Task to carry out →
Scan the listing below and copy every line holding "matplotlib".
+-------+
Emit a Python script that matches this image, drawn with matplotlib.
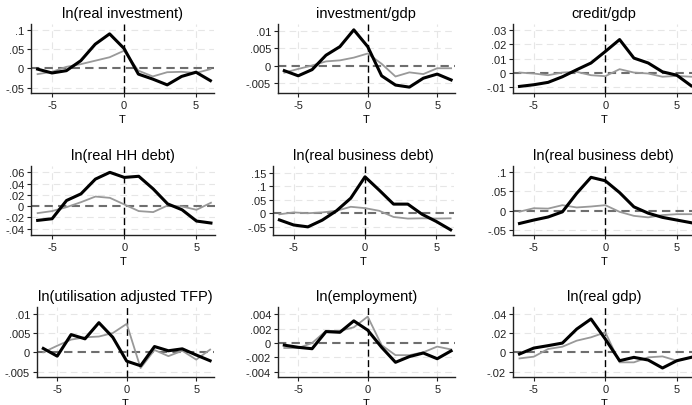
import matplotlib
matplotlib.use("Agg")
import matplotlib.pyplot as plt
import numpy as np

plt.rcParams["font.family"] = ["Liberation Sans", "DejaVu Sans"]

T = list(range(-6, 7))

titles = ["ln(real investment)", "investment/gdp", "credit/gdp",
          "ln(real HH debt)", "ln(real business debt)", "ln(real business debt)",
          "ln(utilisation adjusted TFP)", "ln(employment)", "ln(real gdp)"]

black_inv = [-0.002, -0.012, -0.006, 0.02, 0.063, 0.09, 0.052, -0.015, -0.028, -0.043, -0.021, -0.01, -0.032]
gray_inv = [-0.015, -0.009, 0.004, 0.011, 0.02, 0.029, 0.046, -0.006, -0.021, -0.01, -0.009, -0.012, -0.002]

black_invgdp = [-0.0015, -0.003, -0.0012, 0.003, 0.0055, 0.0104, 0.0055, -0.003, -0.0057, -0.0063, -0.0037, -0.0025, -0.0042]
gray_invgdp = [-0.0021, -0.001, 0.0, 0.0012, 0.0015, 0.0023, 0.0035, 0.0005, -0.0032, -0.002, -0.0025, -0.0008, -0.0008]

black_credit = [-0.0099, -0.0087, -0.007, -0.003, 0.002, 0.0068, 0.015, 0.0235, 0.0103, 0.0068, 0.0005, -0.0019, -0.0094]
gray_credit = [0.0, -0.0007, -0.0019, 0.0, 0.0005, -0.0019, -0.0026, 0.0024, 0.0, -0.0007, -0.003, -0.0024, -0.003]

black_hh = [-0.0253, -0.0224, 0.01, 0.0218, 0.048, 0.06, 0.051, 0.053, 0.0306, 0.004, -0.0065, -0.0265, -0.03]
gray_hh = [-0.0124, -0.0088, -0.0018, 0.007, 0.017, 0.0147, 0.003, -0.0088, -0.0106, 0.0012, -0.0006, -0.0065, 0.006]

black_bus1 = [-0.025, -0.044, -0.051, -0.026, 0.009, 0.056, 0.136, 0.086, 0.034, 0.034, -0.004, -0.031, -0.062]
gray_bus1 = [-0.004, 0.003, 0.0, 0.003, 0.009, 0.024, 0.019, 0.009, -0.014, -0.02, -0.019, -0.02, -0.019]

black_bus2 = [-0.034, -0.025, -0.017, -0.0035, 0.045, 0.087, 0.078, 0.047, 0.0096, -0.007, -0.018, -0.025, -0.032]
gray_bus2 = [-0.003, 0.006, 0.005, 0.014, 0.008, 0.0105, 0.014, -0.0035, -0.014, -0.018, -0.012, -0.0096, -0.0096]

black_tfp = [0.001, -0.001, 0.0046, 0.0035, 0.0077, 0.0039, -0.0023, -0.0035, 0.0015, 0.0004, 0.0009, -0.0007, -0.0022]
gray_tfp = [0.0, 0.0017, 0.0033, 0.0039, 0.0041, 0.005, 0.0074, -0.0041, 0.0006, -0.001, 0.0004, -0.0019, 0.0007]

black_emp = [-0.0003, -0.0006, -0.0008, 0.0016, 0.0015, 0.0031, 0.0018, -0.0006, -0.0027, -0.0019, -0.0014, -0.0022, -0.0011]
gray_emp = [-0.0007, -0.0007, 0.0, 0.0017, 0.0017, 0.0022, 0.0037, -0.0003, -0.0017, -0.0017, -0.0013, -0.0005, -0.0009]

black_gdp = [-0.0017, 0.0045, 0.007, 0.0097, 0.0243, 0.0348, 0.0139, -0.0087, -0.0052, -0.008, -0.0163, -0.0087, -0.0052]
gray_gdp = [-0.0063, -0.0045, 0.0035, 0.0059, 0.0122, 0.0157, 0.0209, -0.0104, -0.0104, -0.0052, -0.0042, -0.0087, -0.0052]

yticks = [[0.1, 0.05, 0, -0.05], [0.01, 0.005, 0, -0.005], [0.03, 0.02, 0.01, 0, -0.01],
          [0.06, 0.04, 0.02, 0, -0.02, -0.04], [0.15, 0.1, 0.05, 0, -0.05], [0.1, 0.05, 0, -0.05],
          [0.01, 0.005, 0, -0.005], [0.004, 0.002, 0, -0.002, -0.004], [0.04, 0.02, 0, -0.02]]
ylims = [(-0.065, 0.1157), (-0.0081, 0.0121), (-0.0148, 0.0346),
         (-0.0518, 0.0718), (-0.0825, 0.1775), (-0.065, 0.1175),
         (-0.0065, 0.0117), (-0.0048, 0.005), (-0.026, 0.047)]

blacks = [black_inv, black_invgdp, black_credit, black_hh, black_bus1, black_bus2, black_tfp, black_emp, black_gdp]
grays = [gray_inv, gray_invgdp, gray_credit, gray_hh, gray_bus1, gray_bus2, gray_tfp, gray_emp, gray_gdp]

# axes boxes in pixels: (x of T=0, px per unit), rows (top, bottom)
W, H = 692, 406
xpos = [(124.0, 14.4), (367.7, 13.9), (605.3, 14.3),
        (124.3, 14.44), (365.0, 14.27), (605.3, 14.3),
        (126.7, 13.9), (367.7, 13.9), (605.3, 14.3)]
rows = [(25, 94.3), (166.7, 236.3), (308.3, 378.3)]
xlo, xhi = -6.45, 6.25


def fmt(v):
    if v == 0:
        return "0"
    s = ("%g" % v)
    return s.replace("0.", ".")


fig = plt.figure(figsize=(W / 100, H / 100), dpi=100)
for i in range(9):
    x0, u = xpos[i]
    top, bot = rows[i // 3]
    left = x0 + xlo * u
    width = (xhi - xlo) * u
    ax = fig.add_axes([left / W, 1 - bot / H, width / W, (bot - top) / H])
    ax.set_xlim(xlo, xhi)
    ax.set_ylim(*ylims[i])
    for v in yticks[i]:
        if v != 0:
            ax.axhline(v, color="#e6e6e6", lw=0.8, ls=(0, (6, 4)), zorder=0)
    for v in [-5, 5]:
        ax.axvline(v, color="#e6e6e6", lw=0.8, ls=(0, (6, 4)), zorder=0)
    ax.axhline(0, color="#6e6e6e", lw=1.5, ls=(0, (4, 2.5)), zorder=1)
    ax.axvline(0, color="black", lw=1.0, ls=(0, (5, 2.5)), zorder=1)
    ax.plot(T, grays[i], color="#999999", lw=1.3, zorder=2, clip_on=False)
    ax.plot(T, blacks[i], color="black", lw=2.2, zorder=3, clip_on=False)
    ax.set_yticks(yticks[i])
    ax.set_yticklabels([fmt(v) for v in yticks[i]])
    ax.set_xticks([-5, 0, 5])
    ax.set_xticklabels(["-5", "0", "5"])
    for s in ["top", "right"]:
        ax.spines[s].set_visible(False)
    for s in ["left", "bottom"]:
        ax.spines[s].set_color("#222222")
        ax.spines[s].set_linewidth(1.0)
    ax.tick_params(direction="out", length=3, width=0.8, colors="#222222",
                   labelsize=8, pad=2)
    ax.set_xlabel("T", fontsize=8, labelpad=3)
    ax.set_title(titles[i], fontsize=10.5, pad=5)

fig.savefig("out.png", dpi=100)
+-------+
Response to the task →
Emit a Python script that matches this image, drawn with matplotlib.
import matplotlib
matplotlib.use("Agg")
import matplotlib.pyplot as plt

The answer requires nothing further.